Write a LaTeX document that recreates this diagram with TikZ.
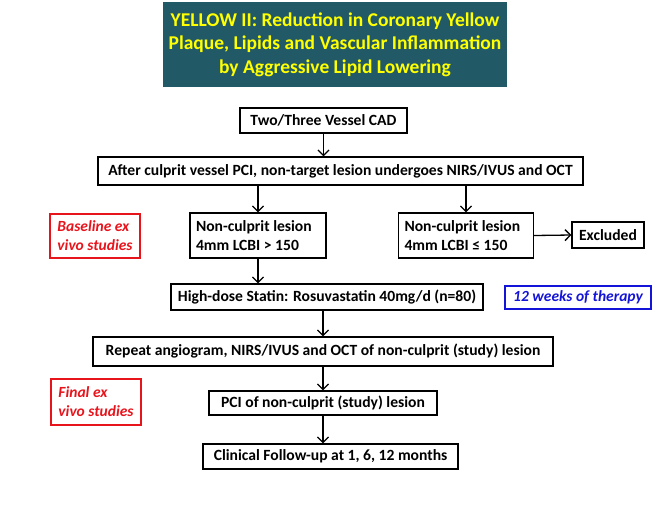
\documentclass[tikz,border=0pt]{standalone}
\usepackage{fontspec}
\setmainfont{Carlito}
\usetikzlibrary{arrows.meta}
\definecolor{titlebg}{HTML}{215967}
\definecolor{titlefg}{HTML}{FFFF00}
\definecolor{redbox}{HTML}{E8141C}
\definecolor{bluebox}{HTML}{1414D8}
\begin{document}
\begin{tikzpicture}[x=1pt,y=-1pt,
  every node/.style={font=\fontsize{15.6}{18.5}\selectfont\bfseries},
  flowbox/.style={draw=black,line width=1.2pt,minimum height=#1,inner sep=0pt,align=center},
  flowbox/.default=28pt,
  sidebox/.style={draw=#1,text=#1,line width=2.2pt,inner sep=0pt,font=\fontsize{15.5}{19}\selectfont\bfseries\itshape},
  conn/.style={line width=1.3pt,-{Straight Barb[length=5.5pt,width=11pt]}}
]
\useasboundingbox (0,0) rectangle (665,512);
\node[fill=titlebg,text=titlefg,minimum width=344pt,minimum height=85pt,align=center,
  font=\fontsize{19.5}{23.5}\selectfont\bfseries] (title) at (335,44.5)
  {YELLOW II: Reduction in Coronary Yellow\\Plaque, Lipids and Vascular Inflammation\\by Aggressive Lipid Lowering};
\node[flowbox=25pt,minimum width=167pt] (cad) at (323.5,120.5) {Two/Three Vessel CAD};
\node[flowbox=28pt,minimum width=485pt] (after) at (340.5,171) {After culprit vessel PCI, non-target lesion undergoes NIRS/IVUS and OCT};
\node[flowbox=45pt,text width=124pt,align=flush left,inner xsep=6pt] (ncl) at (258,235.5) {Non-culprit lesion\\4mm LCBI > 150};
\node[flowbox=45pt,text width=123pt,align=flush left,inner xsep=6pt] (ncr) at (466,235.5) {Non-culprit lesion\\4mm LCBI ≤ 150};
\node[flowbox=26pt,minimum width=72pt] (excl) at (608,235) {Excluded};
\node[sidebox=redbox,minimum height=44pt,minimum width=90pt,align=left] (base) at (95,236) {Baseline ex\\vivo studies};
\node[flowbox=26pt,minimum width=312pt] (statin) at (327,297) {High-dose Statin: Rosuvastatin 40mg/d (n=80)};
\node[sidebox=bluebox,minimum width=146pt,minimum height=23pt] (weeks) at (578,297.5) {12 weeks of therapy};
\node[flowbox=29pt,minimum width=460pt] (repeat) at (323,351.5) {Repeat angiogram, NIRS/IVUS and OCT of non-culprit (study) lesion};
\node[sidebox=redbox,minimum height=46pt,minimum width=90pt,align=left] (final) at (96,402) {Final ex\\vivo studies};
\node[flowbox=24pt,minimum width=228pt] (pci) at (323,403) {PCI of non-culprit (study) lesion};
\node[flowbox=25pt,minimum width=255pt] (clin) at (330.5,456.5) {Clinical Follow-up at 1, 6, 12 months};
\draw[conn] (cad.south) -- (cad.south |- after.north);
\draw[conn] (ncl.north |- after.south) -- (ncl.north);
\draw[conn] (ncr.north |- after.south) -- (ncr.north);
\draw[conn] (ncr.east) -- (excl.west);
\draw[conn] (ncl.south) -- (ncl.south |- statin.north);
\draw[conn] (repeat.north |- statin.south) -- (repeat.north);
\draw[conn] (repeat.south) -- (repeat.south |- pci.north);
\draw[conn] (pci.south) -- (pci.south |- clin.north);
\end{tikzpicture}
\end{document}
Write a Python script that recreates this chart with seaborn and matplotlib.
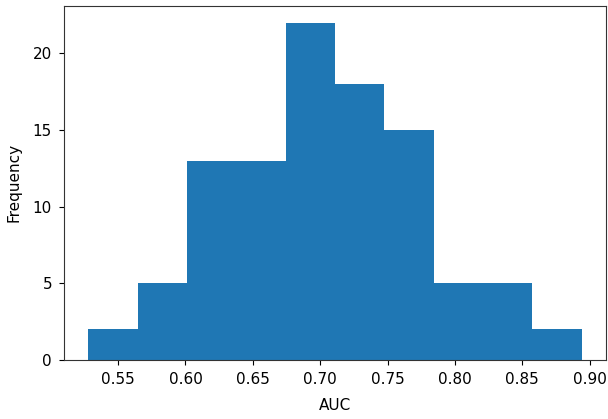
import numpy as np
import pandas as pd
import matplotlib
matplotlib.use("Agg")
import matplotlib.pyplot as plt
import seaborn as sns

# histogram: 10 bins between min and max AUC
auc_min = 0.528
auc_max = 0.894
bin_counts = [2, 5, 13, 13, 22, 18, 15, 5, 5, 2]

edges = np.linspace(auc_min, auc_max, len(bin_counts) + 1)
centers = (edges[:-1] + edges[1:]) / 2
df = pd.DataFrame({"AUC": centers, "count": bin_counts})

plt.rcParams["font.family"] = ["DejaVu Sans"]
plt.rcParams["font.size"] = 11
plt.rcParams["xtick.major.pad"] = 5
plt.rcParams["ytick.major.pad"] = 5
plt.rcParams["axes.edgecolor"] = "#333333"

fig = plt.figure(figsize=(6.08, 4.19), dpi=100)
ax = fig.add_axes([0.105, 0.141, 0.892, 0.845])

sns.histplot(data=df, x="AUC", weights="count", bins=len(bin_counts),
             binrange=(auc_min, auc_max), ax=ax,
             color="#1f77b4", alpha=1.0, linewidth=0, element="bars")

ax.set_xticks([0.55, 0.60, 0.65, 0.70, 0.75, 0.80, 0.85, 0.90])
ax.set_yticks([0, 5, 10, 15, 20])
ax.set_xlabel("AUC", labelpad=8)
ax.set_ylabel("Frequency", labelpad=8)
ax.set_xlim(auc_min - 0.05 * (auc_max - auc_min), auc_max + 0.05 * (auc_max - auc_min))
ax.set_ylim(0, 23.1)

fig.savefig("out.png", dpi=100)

********

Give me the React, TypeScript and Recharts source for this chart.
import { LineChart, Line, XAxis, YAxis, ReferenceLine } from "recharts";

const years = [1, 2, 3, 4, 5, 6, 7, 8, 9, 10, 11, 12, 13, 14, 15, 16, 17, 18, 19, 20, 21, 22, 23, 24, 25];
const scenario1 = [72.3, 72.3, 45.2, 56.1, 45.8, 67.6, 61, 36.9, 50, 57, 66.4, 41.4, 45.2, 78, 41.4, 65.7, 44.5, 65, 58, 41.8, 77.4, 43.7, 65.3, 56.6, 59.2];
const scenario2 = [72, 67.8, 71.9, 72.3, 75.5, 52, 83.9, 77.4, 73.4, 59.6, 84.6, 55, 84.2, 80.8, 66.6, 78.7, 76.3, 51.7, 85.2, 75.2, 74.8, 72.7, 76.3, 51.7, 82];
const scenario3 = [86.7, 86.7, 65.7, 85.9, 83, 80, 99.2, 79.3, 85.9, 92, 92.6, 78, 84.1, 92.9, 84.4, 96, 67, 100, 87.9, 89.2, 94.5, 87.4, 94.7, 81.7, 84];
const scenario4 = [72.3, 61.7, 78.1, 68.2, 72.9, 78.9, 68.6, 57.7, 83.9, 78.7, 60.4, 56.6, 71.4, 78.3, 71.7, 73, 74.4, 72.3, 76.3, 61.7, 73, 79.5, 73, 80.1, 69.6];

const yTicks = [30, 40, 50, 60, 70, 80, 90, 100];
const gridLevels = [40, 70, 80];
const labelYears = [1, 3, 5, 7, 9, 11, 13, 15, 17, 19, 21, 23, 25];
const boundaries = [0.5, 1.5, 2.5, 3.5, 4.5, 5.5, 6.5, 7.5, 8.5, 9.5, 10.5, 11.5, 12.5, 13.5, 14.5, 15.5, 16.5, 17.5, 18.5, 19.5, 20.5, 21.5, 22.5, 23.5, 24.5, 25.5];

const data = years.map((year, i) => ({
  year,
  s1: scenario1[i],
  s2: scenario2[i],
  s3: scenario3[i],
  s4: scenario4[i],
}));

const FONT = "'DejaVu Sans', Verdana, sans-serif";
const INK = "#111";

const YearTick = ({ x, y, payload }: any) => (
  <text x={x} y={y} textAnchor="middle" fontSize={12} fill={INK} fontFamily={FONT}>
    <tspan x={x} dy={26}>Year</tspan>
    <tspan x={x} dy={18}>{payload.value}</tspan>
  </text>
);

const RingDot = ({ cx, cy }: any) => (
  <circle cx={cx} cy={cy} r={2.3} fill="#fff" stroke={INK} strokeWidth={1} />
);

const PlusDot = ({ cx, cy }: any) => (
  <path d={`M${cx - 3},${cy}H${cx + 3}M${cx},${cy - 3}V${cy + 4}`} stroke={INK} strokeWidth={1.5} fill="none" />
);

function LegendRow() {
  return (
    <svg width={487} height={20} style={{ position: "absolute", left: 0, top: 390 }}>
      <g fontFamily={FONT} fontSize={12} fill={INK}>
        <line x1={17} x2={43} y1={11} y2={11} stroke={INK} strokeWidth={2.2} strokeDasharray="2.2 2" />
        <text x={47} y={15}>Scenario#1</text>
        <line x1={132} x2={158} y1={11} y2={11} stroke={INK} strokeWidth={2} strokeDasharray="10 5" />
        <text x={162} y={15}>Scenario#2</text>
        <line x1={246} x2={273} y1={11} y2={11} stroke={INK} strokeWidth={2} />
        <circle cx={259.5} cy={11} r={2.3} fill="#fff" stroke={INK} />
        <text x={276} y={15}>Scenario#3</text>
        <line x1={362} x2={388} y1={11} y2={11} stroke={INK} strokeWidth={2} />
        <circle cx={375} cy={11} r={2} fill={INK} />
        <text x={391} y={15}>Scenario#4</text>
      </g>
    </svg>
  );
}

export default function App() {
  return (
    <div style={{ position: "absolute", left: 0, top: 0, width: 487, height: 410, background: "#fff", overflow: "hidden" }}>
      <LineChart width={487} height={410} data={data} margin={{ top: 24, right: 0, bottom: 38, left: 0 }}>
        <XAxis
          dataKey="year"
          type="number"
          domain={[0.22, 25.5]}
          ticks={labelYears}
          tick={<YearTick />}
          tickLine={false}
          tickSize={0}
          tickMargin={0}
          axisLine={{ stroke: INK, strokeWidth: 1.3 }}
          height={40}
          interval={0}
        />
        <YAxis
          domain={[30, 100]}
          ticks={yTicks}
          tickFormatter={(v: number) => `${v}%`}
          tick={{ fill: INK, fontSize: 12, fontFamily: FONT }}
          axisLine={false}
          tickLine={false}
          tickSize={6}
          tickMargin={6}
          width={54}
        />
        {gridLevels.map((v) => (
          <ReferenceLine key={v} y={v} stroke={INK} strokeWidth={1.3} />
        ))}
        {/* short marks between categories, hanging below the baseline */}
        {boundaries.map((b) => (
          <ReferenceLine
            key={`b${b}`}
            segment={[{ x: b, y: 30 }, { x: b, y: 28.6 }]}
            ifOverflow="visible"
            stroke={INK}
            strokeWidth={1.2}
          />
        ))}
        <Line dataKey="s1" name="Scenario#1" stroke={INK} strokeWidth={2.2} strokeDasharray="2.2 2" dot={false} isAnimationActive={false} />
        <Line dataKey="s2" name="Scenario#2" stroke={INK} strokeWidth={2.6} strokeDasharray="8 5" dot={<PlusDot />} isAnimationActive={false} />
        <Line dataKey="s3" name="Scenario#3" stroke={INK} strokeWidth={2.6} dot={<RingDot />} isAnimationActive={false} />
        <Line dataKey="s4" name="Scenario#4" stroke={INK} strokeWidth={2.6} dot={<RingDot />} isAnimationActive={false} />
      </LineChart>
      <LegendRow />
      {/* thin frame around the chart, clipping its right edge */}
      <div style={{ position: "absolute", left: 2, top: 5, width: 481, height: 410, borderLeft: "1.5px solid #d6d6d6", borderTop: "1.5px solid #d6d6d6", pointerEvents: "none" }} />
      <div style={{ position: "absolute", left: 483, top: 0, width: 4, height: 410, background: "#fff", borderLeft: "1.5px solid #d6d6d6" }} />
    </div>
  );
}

********

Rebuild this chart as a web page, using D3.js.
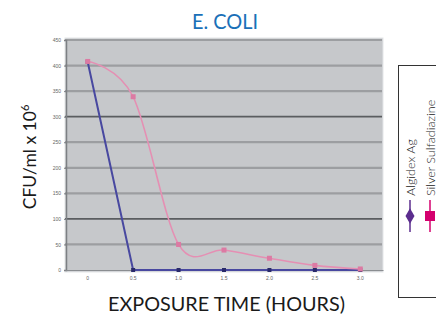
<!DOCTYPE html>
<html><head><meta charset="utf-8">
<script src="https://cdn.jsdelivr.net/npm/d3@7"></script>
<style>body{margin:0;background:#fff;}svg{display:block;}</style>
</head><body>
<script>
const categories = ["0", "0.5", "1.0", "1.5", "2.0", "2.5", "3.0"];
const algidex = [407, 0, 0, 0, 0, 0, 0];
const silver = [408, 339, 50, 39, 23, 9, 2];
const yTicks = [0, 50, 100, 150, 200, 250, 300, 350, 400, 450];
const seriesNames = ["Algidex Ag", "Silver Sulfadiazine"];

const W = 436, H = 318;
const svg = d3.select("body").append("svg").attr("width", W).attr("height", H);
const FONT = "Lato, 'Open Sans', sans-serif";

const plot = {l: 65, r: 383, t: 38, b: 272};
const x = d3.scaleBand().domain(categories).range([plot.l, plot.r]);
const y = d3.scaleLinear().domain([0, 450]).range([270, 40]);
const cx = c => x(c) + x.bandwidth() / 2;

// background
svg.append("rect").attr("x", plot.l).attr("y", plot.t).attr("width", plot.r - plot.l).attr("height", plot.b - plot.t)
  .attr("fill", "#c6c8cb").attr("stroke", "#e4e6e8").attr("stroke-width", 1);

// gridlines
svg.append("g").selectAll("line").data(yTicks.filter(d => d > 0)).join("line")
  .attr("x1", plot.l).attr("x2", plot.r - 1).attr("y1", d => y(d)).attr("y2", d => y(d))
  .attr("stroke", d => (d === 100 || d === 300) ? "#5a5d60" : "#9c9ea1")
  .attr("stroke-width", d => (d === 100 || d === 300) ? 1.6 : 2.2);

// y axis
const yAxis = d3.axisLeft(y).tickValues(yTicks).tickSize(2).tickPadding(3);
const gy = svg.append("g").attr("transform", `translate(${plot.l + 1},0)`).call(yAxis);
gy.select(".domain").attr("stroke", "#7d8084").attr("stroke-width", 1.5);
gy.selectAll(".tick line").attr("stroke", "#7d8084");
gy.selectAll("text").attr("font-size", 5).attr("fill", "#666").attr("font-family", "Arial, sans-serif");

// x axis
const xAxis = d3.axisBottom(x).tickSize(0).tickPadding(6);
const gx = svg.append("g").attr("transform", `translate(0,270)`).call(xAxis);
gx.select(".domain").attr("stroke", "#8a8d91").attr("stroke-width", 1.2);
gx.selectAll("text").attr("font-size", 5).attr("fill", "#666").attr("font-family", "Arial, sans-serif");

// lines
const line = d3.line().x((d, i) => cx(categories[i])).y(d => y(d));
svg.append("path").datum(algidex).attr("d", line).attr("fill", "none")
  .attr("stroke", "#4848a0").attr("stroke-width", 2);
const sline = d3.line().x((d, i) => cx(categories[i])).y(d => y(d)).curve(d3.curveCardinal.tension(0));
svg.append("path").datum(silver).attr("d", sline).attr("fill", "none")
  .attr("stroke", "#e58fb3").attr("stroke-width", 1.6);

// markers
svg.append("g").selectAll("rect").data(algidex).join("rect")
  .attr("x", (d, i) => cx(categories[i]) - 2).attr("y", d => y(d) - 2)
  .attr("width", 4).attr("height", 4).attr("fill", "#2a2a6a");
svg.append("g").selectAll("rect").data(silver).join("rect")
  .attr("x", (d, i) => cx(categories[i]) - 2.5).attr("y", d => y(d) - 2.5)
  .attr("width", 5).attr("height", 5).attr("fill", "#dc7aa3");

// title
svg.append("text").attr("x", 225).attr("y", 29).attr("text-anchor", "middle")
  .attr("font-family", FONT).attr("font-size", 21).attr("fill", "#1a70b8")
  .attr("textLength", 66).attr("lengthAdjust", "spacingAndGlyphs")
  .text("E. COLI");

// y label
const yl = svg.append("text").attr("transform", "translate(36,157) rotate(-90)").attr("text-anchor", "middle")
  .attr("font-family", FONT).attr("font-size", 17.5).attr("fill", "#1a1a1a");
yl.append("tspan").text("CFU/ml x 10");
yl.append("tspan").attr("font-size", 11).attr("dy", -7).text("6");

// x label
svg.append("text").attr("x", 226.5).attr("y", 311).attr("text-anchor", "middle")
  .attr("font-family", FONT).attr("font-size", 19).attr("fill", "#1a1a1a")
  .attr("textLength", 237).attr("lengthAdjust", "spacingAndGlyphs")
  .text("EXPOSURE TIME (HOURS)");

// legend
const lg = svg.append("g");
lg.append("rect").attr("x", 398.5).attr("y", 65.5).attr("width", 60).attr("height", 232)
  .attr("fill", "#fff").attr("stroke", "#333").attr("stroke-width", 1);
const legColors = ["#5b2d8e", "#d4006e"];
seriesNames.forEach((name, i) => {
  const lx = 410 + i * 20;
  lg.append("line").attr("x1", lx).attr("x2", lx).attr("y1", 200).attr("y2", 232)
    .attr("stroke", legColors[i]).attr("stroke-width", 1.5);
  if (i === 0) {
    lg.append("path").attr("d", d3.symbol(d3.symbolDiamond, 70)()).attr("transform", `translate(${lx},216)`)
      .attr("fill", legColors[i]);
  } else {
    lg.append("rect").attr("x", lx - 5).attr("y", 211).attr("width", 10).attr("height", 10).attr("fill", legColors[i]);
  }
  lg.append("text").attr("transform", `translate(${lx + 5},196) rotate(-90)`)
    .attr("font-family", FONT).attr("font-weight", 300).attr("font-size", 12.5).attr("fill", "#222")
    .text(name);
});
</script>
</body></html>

********

**Instructions for the task:**
Skip all pictures. Output only the lines from the one containing "Rebuild this chart" to the one containing "300) ? 1.6 : 2.2);", both lines included.

**Full solution:**
Rebuild this chart as a web page, using D3.js.
<!DOCTYPE html>
<html><head><meta charset="utf-8">
<script src="https://cdn.jsdelivr.net/npm/d3@7"></script>
<style>body{margin:0;background:#fff;}svg{display:block;}</style>
</head><body>
<script>
const categories = ["0", "0.5", "1.0", "1.5", "2.0", "2.5", "3.0"];
const algidex = [407, 0, 0, 0, 0, 0, 0];
const silver = [408, 339, 50, 39, 23, 9, 2];
const yTicks = [0, 50, 100, 150, 200, 250, 300, 350, 400, 450];
const seriesNames = ["Algidex Ag", "Silver Sulfadiazine"];

const W = 436, H = 318;
const svg = d3.select("body").append("svg").attr("width", W).attr("height", H);
const FONT = "Lato, 'Open Sans', sans-serif";

const plot = {l: 65, r: 383, t: 38, b: 272};
const x = d3.scaleBand().domain(categories).range([plot.l, plot.r]);
const y = d3.scaleLinear().domain([0, 450]).range([270, 40]);
const cx = c => x(c) + x.bandwidth() / 2;

// background
svg.append("rect").attr("x", plot.l).attr("y", plot.t).attr("width", plot.r - plot.l).attr("height", plot.b - plot.t)
  .attr("fill", "#c6c8cb").attr("stroke", "#e4e6e8").attr("stroke-width", 1);

// gridlines
svg.append("g").selectAll("line").data(yTicks.filter(d => d > 0)).join("line")
  .attr("x1", plot.l).attr("x2", plot.r - 1).attr("y1", d => y(d)).attr("y2", d => y(d))
  .attr("stroke", d => (d === 100 || d === 300) ? "#5a5d60" : "#9c9ea1")
  .attr("stroke-width", d => (d === 100 || d === 300) ? 1.6 : 2.2);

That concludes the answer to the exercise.